Raw data
* * * * * * *
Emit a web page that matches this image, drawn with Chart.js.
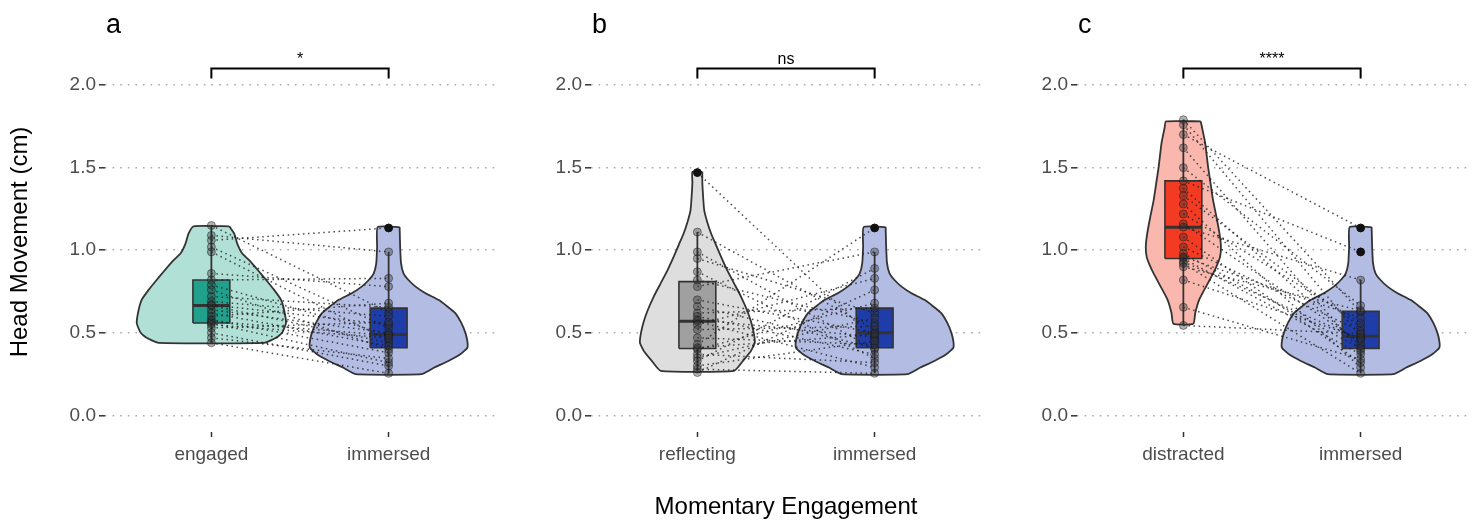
<!DOCTYPE html>
<html lang="en">
<head>
<meta charset="utf-8">
<title>Head movement by momentary engagement</title>
<script src="https://cdn.jsdelivr.net/npm/chart.js@4.4.1/dist/chart.umd.min.js"></script>
<style>
  body { margin: 0; background: #fff; }
  #wrap { position: relative; width: 1477px; height: 527px; }
  #wrap canvas { position: absolute; top: 0; }
</style>
</head>
<body>
<div id="wrap">
  <canvas id="panelA" width="500" height="527" style="left:0px"></canvas>
  <canvas id="panelB" width="500" height="527" style="left:486px"></canvas>
  <canvas id="panelC" width="500" height="527" style="left:972px"></canvas>
</div>

<script>
// ---- data ----
const yTicks = [0, 0.5, 1, 1.5, 2];

// paired values per participant (same index = same participant)
const engagedA   = [1.15, 1.09, 1.06, 1.02, 0.99, 0.86, 0.82, 0.79, 0.76, 0.72, 0.69, 0.67, 0.665, 0.64, 0.62, 0.60, 0.58, 0.57, 0.56, 0.55, 0.53, 0.50, 0.47, 0.44];
const immersedA  = [0.625, 0.99, 1.135, 0.53, 0.455, 0.78, 0.83, 0.49, 0.40, 0.655, 0.60, 0.55, 0.44, 0.50, 0.42, 0.68, 0.38, 0.485, 0.32, 0.47, 0.565, 0.30, 0.345, 0.255];

const reflectingB = [1.47, 1.11, 0.99, 0.95, 0.87, 0.82, 0.78, 0.70, 0.66, 0.62, 0.60, 0.58, 0.57, 0.55, 0.52, 0.47, 0.43, 0.41, 0.40, 0.37, 0.35, 0.33, 0.30, 0.28, 0.26];
const immersedB   = [0.46, 0.52, 0.40, 0.62, 0.345, 0.56, 0.99, 0.50, 0.41, 0.65, 0.37, 0.475, 0.29, 0.83, 0.54, 0.43, 1.135, 0.49, 0.68, 0.32, 0.59, 0.89, 0.45, 0.255, 0.76];

const distractedC = [1.79, 1.76, 1.70, 1.62, 1.50, 1.42, 1.375, 1.33, 1.28, 1.22, 1.16, 1.14, 1.08, 1.02, 0.98, 0.96, 0.95, 0.93, 0.92, 0.90, 0.82, 0.655, 0.545];
const immersedC   = [0.625, 0.48, 1.135, 0.39, 0.665, 0.99, 0.42, 0.535, 0.29, 0.56, 0.44, 0.82, 0.32, 0.51, 0.405, 0.59, 0.37, 0.46, 0.255, 0.635, 0.47, 0.34, 0.495];

// box stats: [lower whisker, q1, median, q3, upper whisker]
const boxEngaged    = [0.44, 0.56, 0.665, 0.82, 1.15];
const boxImmersedA  = [0.255, 0.41, 0.49, 0.65, 0.99];
const boxReflecting = [0.26, 0.405, 0.57, 0.81, 1.11];
const boxImmersedB  = [0.255, 0.41, 0.50, 0.65, 0.99];
const boxDistracted = [0.545, 0.95, 1.14, 1.42, 1.79];
const boxImmersedC  = [0.255, 0.405, 0.48, 0.63, 0.82];

const outEngaged = [];
const outImmersedA = [1.135];
const outReflecting = [1.47];
const outImmersedB = [1.135];
const outDistracted = [];
const outImmersedC = [0.99, 1.135];

// violin outlines: levels (top to bottom) and half widths in category units
const violinEngagedY = [1.145, 1.10, 1.04, 0.98, 0.94, 0.87, 0.82, 0.76, 0.70, 0.64, 0.56, 0.50, 0.47, 0.44];
const violinEngagedW = [0.101, 0.129, 0.146, 0.174, 0.213, 0.27, 0.309, 0.354, 0.393, 0.41, 0.421, 0.399, 0.365, 0.298];
const violinImmersedY = [1.14, 1.02, 0.92, 0.86, 0.82, 0.78, 0.74, 0.70, 0.66, 0.62, 0.56, 0.50, 0.45, 0.41, 0.37, 0.33, 0.29, 0.25];
const violinImmersedW = [0.062, 0.065, 0.070, 0.084, 0.112, 0.152, 0.208, 0.281, 0.331, 0.376, 0.41, 0.433, 0.444, 0.444, 0.404, 0.337, 0.258, 0.185];
const violinReflectingY = [1.475, 1.41, 1.30, 1.24, 1.17, 1.10, 1.03, 0.96, 0.88, 0.80, 0.72, 0.64, 0.57, 0.50, 0.44, 0.39, 0.33, 0.27];
const violinReflectingW = [0.028, 0.028, 0.034, 0.039, 0.056, 0.078, 0.106, 0.134, 0.168, 0.207, 0.246, 0.279, 0.302, 0.318, 0.324, 0.302, 0.257, 0.207];
const violinDistractedY = [1.78, 1.74, 1.65, 1.50, 1.40, 1.30, 1.20, 1.10, 1.02, 0.96, 0.91, 0.86, 0.78, 0.70, 0.62, 0.555];
const violinDistractedW = [0.098, 0.106, 0.123, 0.14, 0.154, 0.168, 0.187, 0.204, 0.212, 0.207, 0.19, 0.168, 0.128, 0.089, 0.067, 0.056];

const violinColors = { engaged: '#b1e0d6', reflecting: '#dedede', distracted: '#f9b7ae', immersed: '#b3bde3' };
const boxColors = { engaged: '#21a08c', reflecting: '#a0a0a0', distracted: '#f33b23', immersed: '#1f3da8' };

const panels = [
  { id: 'panelA', tag: 'a', sig: '*', cats: ['engaged', 'immersed'],
    values: [engagedA, immersedA], boxes: [boxEngaged, boxImmersedA], outliers: [outEngaged, outImmersedA],
    violins: [[violinEngagedY, violinEngagedW], [violinImmersedY, violinImmersedW]] },
  { id: 'panelB', tag: 'b', sig: 'ns', cats: ['reflecting', 'immersed'],
    values: [reflectingB, immersedB], boxes: [boxReflecting, boxImmersedB], outliers: [outReflecting, outImmersedB],
    violins: [[violinReflectingY, violinReflectingW], [violinImmersedY, violinImmersedW]] },
  { id: 'panelC', tag: 'c', sig: '****', cats: ['distracted', 'immersed'],
    values: [distractedC, immersedC], boxes: [boxDistracted, boxImmersedC], outliers: [outDistracted, outImmersedC],
    violins: [[violinDistractedY, violinDistractedW], [violinImmersedY, violinImmersedW]] }
];

const FONT = '"Liberation Sans", Arial, sans-serif';
Chart.defaults.font.family = FONT;
const BOX_HALF = 0.104;

function violinShape(x0, ys, ws) {
  const right = ys.map((y, i) => ({ x: x0 + ws[i], y: y }));
  const left = ys.map((y, i) => ({ x: x0 - ws[i], y: y })).reverse();
  return right.concat(left, [right[0]]);
}

function line(data, opts) {
  return Object.assign({ data: data, showLine: true, pointRadius: 0, borderColor: '#333', borderWidth: 1.6, fill: false, tension: 0 }, opts);
}

// panel letter and significance label
const annotate = {
  id: 'annotate',
  afterDatasetsDraw(chart, args, opts) {
    const { ctx, chartArea, scales } = chart;
    ctx.save();
    ctx.fillStyle = '#000';
    ctx.textBaseline = 'alphabetic';
    ctx.font = '27px ' + FONT;
    ctx.fillText(opts.tag, chartArea.left + 1, 33);
    ctx.font = '16px ' + FONT;
    ctx.textAlign = 'center';
    ctx.fillText(opts.sig, scales.x.getPixelForValue(1.5), scales.y.getPixelForValue(2.10) - 5);
    ctx.restore();
  }
};

panels.forEach((p, pi) => {
  const ds = [];
  // violins
  p.cats.forEach((c, ci) => {
    const [vy, vw] = p.violins[ci];
    ds.push(line(violinShape(ci + 1, vy, vw), { backgroundColor: violinColors[c], fill: 'shape', borderWidth: 1.8, tension: 0.15 }));
  });
  // boxes
  p.cats.forEach((c, ci) => {
    const x = ci + 1, b = p.boxes[ci];
    ds.push(line([{ x: x, y: b[0] }, { x: x, y: b[4] }], { borderWidth: 1.8 }));
    ds.push(line([{ x: x - BOX_HALF, y: b[1] }, { x: x + BOX_HALF, y: b[1] }, { x: x + BOX_HALF, y: b[3] }, { x: x - BOX_HALF, y: b[3] }, { x: x - BOX_HALF, y: b[1] }],
      { backgroundColor: boxColors[c], fill: 'shape', borderWidth: 1.6 }));
    ds.push(line([{ x: x - BOX_HALF, y: b[2] }, { x: x + BOX_HALF, y: b[2] }], { borderWidth: 3 }));
  });
  // paired lines
  p.values[0].forEach((v, i) => {
    ds.push(line([{ x: 1, y: v }, { x: 2, y: p.values[1][i] }], { borderColor: 'rgba(30,30,30,0.8)', borderWidth: 1.5, borderDash: [1.5, 3.6] }));
  });
  // participant points
  p.values.forEach((vals, ci) => {
    ds.push({ data: vals.map(v => ({ x: ci + 1, y: v })), pointRadius: 4, pointBackgroundColor: 'rgba(50,50,50,0.38)', pointBorderColor: 'rgba(20,20,20,0.45)', pointBorderWidth: 1 });
  });
  // outliers
  p.outliers.forEach((vals, ci) => {
    ds.push({ data: vals.map(v => ({ x: ci + 1, y: v })), pointRadius: 3.8, pointBackgroundColor: '#111', pointBorderColor: '#111' });
  });
  // significance bracket
  ds.push(line([{ x: 1, y: 2.04 }, { x: 1, y: 2.10 }, { x: 2, y: 2.10 }, { x: 2, y: 2.04 }], { borderColor: '#000', borderWidth: 2 }));
  ds.forEach(d => { d.clip = false; });
  ds.reverse();

  new Chart(document.getElementById(p.id), {
    type: 'scatter',
    data: { datasets: ds },
    options: {
      responsive: false,
      animation: false,
      events: [],
      layout: { padding: { top: 52, right: 3, left: 0, bottom: 0 } },
      plugins: { legend: { display: false }, tooltip: { enabled: false }, annotate: { tag: p.tag, sig: p.sig } },
      scales: {
        x: {
          type: 'linear', min: 0.4, max: 2.6,
          afterBuildTicks: s => { s.ticks = [{ value: 1 }, { value: 2 }]; },
          afterFit: s => { s.height = 95; },
          ticks: { callback: v => p.cats[v - 1], color: '#4d4d4d', font: { size: 19 }, padding: 6, maxRotation: 0 },
          grid: { drawOnChartArea: false, tickColor: '#333', tickLength: 5, tickWidth: 1.5 },
          border: { display: false },
          title: { display: pi === 1, text: 'Momentary Engagement', color: '#000', font: { size: 24 }, padding: { top: 0, bottom: 5 } }
        },
        y: {
          min: -0.1, max: 2.2,
          afterBuildTicks: s => { s.ticks = yTicks.map(v => ({ value: v })); },
          afterFit: s => { s.width = 105; },
          ticks: { callback: v => v.toFixed(1), color: '#4d4d4d', font: { size: 19 }, padding: 3 },
          grid: { color: '#aaaaaa', lineWidth: 1.6, tickColor: '#333', tickLength: 6, tickWidth: 1.5, tickBorderDash: [] },
          border: { display: false, dash: [1.6, 6] },
          title: { display: pi === 0, text: 'Head Movement (cm)', color: '#000', font: { size: 24 }, padding: { top: 6 } }
        }
      }
    },
    plugins: [annotate]
  });
});
</script>
</body>
</html>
* * * * * * *
Aim of the task
Exactly restate the lines from the beginning of the data through the line with "const yTicks = [0, 0.5, 1, 1.5, 2];", and no others, keeping pictures out.

Final answer
Emit a web page that matches this image, drawn with Chart.js.
<!DOCTYPE html>
<html lang="en">
<head>
<meta charset="utf-8">
<title>Head movement by momentary engagement</title>
<script src="https://cdn.jsdelivr.net/npm/chart.js@4.4.1/dist/chart.umd.min.js"></script>
<style>
  body { margin: 0; background: #fff; }
  #wrap { position: relative; width: 1477px; height: 527px; }
  #wrap canvas { position: absolute; top: 0; }
</style>
</head>
<body>
<div id="wrap">
  <canvas id="panelA" width="500" height="527" style="left:0px"></canvas>
  <canvas id="panelB" width="500" height="527" style="left:486px"></canvas>
  <canvas id="panelC" width="500" height="527" style="left:972px"></canvas>
</div>

<script>
// ---- data ----
const yTicks = [0, 0.5, 1, 1.5, 2];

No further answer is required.